Aim: Without the pictures, give the entries below again exactly as written.

Start of Records for processing

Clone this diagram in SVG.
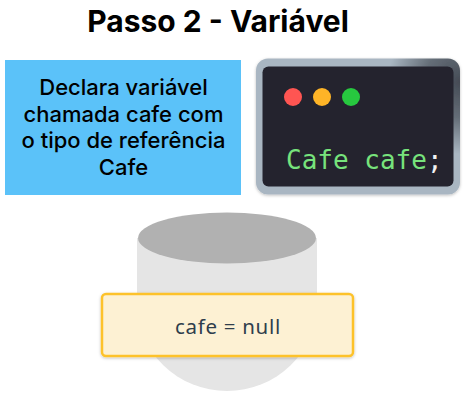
<svg xmlns="http://www.w3.org/2000/svg" width="474" height="403" viewBox="0 0 474 403">
<defs>
<radialGradient id="frame" gradientUnits="userSpaceOnUse" cx="460" cy="82" r="72"><stop offset="0" stop-color="#454b55"/><stop offset="0.5" stop-color="#656e78"/><stop offset="1" stop-color="#a9b6c2"/></radialGradient>
<filter id="sh" x="-10%" y="-10%" width="120%" height="125%"><feDropShadow dx="0" dy="1" stdDeviation="1.5" flood-color="#000" flood-opacity="0.25"/></filter>
</defs>
<style>
.t{font-family:Inter,"Liberation Sans",sans-serif;fill:#000;text-anchor:middle}
.d{font-size:22px;font-weight:500}
</style>
<rect width="474" height="403" fill="#fff"/>
<g id="title"><text class="t" x="218" y="32" font-size="30" font-weight="700">Passo 2 - Variável</text></g>
<g id="description">
<rect x="5" y="60" width="236" height="135" fill="#5bc2f9"/>
<text class="t d" x="123.500" y="95">Declara variável</text>
<text class="t d" x="123.500" y="122">chamada cafe com</text>
<text class="t d" x="123.500" y="148">o tipo de referência</text>
<text class="t d" x="123.500" y="175">Cafe</text>
</g>
<g id="terminal">
<rect x="256" y="58.500" width="204" height="136" rx="12" fill="url(#frame)" filter="url(#sh)"/>
<rect x="262.500" y="66.500" width="191" height="120" rx="6" fill="#24232e"/>
<circle cx="293" cy="97" r="9" fill="#ff5552"/>
<circle cx="322" cy="97" r="9" fill="#feb427"/>
<circle cx="351" cy="97" r="9" fill="#27c83f"/>
<text x="286" y="169" font-family="'DejaVu Sans Mono',monospace" font-size="26" fill="#77e37c">Cafe cafe<tspan fill="#f2f2f2">;</tspan></text>
</g>
<g id="cup">
<path d="M137 238V303A90 88 0 0 0 317 303V238Z" fill="#e5e5e5"/>
<ellipse cx="227" cy="238" rx="89" ry="25.500" fill="#b1b1b1"/>
</g>
<g id="value">
<rect x="102" y="294" width="251" height="62" rx="4" fill="#fdf1d3" stroke="#fdc22c" stroke-width="2.500" filter="url(#sh)"/>
<text x="228" y="334" font-family="'Noto Sans',sans-serif" font-size="20.500" letter-spacing="0.7" fill="#2f3e4c" text-anchor="middle">cafe = null</text>
</g>
</svg>
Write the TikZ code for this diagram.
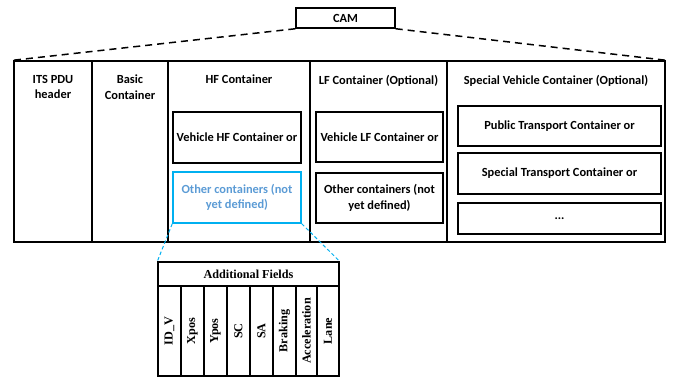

End of Records for processing

Answer to this problem:
Clone this diagram in SVG.
<svg xmlns="http://www.w3.org/2000/svg" width="474" height="403" viewBox="0 0 474 403">
<defs>
<radialGradient id="frame" gradientUnits="userSpaceOnUse" cx="460" cy="82" r="72"><stop offset="0" stop-color="#454b55"/><stop offset="0.5" stop-color="#656e78"/><stop offset="1" stop-color="#a9b6c2"/></radialGradient>
<filter id="sh" x="-10%" y="-10%" width="120%" height="125%"><feDropShadow dx="0" dy="1" stdDeviation="1.5" flood-color="#000" flood-opacity="0.25"/></filter>
</defs>
<style>
.t{font-family:Inter,"Liberation Sans",sans-serif;fill:#000;text-anchor:middle}
.d{font-size:22px;font-weight:500}
</style>
<rect width="474" height="403" fill="#fff"/>
<g id="title"><text class="t" x="218" y="32" font-size="30" font-weight="700">Passo 2 - Variável</text></g>
<g id="description">
<rect x="5" y="60" width="236" height="135" fill="#5bc2f9"/>
<text class="t d" x="123.500" y="95">Declara variável</text>
<text class="t d" x="123.500" y="122">chamada cafe com</text>
<text class="t d" x="123.500" y="148">o tipo de referência</text>
<text class="t d" x="123.500" y="175">Cafe</text>
</g>
<g id="terminal">
<rect x="256" y="58.500" width="204" height="136" rx="12" fill="url(#frame)" filter="url(#sh)"/>
<rect x="262.500" y="66.500" width="191" height="120" rx="6" fill="#24232e"/>
<circle cx="293" cy="97" r="9" fill="#ff5552"/>
<circle cx="322" cy="97" r="9" fill="#feb427"/>
<circle cx="351" cy="97" r="9" fill="#27c83f"/>
<text x="286" y="169" font-family="'DejaVu Sans Mono',monospace" font-size="26" fill="#77e37c">Cafe cafe<tspan fill="#f2f2f2">;</tspan></text>
</g>
<g id="cup">
<path d="M137 238V303A90 88 0 0 0 317 303V238Z" fill="#e5e5e5"/>
<ellipse cx="227" cy="238" rx="89" ry="25.500" fill="#b1b1b1"/>
</g>
<g id="value">
<rect x="102" y="294" width="251" height="62" rx="4" fill="#fdf1d3" stroke="#fdc22c" stroke-width="2.500" filter="url(#sh)"/>
<text x="228" y="334" font-family="'Noto Sans',sans-serif" font-size="20.500" letter-spacing="0.7" fill="#2f3e4c" text-anchor="middle">cafe = null</text>
</g>
</svg>
Write the TikZ code for this diagram.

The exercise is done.